§ Dataset excerpt:
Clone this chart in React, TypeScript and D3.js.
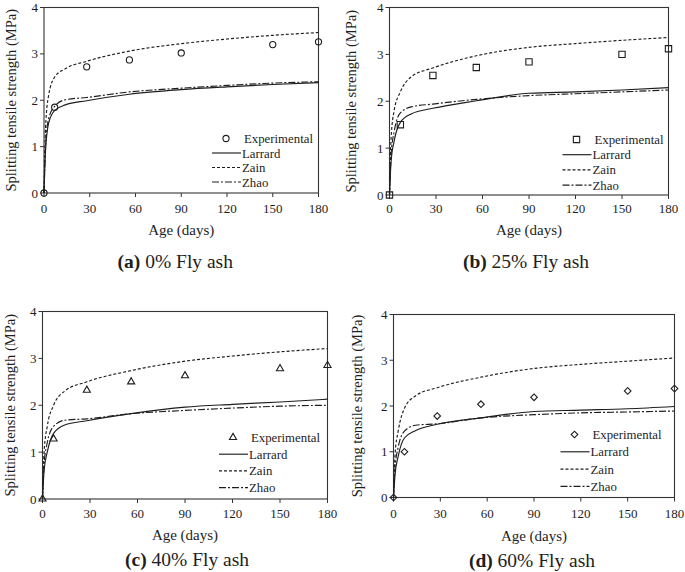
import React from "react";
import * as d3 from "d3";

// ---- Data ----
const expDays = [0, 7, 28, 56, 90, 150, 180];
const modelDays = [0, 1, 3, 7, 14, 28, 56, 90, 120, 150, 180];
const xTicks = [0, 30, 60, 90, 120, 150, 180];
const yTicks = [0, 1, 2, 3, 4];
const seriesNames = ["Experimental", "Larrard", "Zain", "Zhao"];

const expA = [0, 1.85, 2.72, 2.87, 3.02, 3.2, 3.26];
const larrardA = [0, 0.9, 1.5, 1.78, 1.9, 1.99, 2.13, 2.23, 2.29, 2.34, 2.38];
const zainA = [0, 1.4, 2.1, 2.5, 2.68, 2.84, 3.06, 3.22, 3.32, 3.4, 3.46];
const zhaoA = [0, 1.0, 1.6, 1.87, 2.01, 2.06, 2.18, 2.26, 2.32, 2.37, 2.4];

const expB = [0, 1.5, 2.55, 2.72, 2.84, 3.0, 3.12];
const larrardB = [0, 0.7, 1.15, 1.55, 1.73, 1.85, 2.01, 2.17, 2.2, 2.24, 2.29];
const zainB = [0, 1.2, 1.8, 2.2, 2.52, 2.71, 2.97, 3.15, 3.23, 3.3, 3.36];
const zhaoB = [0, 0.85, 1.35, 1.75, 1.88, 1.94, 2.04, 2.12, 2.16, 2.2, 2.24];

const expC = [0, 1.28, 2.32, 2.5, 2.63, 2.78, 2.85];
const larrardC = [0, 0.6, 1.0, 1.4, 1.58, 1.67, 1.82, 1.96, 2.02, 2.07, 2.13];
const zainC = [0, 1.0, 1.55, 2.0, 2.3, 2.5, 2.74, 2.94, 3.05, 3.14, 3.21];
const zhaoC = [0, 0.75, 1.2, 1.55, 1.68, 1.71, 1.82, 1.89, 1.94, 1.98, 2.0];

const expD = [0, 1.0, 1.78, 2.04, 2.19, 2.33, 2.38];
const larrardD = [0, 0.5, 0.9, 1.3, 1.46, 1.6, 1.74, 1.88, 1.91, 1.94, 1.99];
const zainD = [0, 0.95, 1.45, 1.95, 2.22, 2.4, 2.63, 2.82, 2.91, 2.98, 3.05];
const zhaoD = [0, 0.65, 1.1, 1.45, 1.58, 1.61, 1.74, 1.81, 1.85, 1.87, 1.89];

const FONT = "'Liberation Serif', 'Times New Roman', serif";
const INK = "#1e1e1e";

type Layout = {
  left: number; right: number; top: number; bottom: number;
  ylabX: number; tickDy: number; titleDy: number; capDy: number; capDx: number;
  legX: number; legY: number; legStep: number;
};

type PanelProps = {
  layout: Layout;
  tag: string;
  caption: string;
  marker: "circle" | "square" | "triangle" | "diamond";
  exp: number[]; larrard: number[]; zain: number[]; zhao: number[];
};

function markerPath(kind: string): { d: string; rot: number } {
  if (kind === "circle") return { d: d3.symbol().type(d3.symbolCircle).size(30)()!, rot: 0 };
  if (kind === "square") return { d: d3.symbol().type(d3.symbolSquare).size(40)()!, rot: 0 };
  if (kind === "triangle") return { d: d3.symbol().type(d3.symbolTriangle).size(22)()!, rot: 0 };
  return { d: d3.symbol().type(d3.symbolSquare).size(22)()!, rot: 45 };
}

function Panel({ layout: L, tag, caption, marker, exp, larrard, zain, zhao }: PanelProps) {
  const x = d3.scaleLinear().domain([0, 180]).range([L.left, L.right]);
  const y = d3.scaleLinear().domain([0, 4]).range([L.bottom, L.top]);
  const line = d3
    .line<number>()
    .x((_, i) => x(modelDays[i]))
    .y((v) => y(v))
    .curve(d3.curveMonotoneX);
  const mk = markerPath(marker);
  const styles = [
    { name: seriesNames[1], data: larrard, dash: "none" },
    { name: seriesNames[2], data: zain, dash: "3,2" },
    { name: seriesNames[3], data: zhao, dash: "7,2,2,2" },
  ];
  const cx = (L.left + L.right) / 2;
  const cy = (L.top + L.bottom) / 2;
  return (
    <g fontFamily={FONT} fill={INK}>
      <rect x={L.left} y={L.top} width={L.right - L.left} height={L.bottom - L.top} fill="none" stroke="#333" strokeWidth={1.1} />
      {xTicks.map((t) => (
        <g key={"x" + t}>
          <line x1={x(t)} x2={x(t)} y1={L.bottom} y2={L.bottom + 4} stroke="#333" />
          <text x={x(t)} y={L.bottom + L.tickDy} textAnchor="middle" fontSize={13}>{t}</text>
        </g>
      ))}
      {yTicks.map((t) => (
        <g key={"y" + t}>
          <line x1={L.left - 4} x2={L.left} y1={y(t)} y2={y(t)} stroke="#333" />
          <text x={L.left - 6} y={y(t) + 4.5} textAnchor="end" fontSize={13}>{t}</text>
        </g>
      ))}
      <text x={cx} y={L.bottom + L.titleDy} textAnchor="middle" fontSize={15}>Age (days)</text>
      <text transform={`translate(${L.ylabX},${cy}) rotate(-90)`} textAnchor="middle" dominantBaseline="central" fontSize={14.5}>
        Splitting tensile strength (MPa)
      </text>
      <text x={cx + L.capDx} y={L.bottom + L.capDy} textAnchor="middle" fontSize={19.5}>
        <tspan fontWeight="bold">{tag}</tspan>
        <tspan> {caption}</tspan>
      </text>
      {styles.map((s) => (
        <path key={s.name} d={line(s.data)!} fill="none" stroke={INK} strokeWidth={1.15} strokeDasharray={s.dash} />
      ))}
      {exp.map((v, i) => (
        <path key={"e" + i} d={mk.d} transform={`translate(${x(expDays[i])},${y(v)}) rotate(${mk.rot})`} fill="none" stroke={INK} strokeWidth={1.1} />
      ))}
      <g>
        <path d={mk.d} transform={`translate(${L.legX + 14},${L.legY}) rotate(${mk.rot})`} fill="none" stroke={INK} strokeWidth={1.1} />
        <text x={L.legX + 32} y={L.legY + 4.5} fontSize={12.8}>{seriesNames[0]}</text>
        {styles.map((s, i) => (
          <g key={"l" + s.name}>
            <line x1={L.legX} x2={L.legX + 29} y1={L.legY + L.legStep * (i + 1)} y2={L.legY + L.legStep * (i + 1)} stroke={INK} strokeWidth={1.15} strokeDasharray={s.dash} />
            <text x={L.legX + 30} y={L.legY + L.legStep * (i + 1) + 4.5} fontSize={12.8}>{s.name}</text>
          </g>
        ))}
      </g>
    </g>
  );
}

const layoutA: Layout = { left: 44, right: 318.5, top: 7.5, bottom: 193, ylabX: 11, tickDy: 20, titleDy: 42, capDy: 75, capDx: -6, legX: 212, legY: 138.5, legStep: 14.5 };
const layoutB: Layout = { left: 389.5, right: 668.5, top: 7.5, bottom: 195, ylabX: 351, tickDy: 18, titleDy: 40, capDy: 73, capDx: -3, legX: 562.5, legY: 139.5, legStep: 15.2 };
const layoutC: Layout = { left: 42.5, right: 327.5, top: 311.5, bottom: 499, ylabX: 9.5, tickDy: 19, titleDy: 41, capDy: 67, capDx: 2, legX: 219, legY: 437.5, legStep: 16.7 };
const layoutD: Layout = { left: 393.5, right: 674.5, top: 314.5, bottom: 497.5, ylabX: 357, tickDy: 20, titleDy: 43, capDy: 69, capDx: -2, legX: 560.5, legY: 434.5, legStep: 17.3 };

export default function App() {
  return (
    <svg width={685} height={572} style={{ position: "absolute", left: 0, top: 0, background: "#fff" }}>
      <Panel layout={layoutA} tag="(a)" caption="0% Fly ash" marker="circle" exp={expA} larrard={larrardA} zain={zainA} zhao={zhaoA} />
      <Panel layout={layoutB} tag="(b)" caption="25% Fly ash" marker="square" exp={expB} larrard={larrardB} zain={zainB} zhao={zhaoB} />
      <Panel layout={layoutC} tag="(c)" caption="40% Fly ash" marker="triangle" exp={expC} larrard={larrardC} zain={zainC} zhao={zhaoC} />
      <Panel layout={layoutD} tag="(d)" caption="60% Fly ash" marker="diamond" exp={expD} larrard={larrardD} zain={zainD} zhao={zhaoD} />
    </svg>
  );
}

§ Task statement: From the first line above through the line containing "1.94, 1.98, 2.0];", copy everything exactly, without the pictures.

§ Result:
Clone this chart in React, TypeScript and D3.js.
import React from "react";
import * as d3 from "d3";

// ---- Data ----
const expDays = [0, 7, 28, 56, 90, 150, 180];
const modelDays = [0, 1, 3, 7, 14, 28, 56, 90, 120, 150, 180];
const xTicks = [0, 30, 60, 90, 120, 150, 180];
const yTicks = [0, 1, 2, 3, 4];
const seriesNames = ["Experimental", "Larrard", "Zain", "Zhao"];

const expA = [0, 1.85, 2.72, 2.87, 3.02, 3.2, 3.26];
const larrardA = [0, 0.9, 1.5, 1.78, 1.9, 1.99, 2.13, 2.23, 2.29, 2.34, 2.38];
const zainA = [0, 1.4, 2.1, 2.5, 2.68, 2.84, 3.06, 3.22, 3.32, 3.4, 3.46];
const zhaoA = [0, 1.0, 1.6, 1.87, 2.01, 2.06, 2.18, 2.26, 2.32, 2.37, 2.4];

const expB = [0, 1.5, 2.55, 2.72, 2.84, 3.0, 3.12];
const larrardB = [0, 0.7, 1.15, 1.55, 1.73, 1.85, 2.01, 2.17, 2.2, 2.24, 2.29];
const zainB = [0, 1.2, 1.8, 2.2, 2.52, 2.71, 2.97, 3.15, 3.23, 3.3, 3.36];
const zhaoB = [0, 0.85, 1.35, 1.75, 1.88, 1.94, 2.04, 2.12, 2.16, 2.2, 2.24];

const expC = [0, 1.28, 2.32, 2.5, 2.63, 2.78, 2.85];
const larrardC = [0, 0.6, 1.0, 1.4, 1.58, 1.67, 1.82, 1.96, 2.02, 2.07, 2.13];
const zainC = [0, 1.0, 1.55, 2.0, 2.3, 2.5, 2.74, 2.94, 3.05, 3.14, 3.21];
const zhaoC = [0, 0.75, 1.2, 1.55, 1.68, 1.71, 1.82, 1.89, 1.94, 1.98, 2.0];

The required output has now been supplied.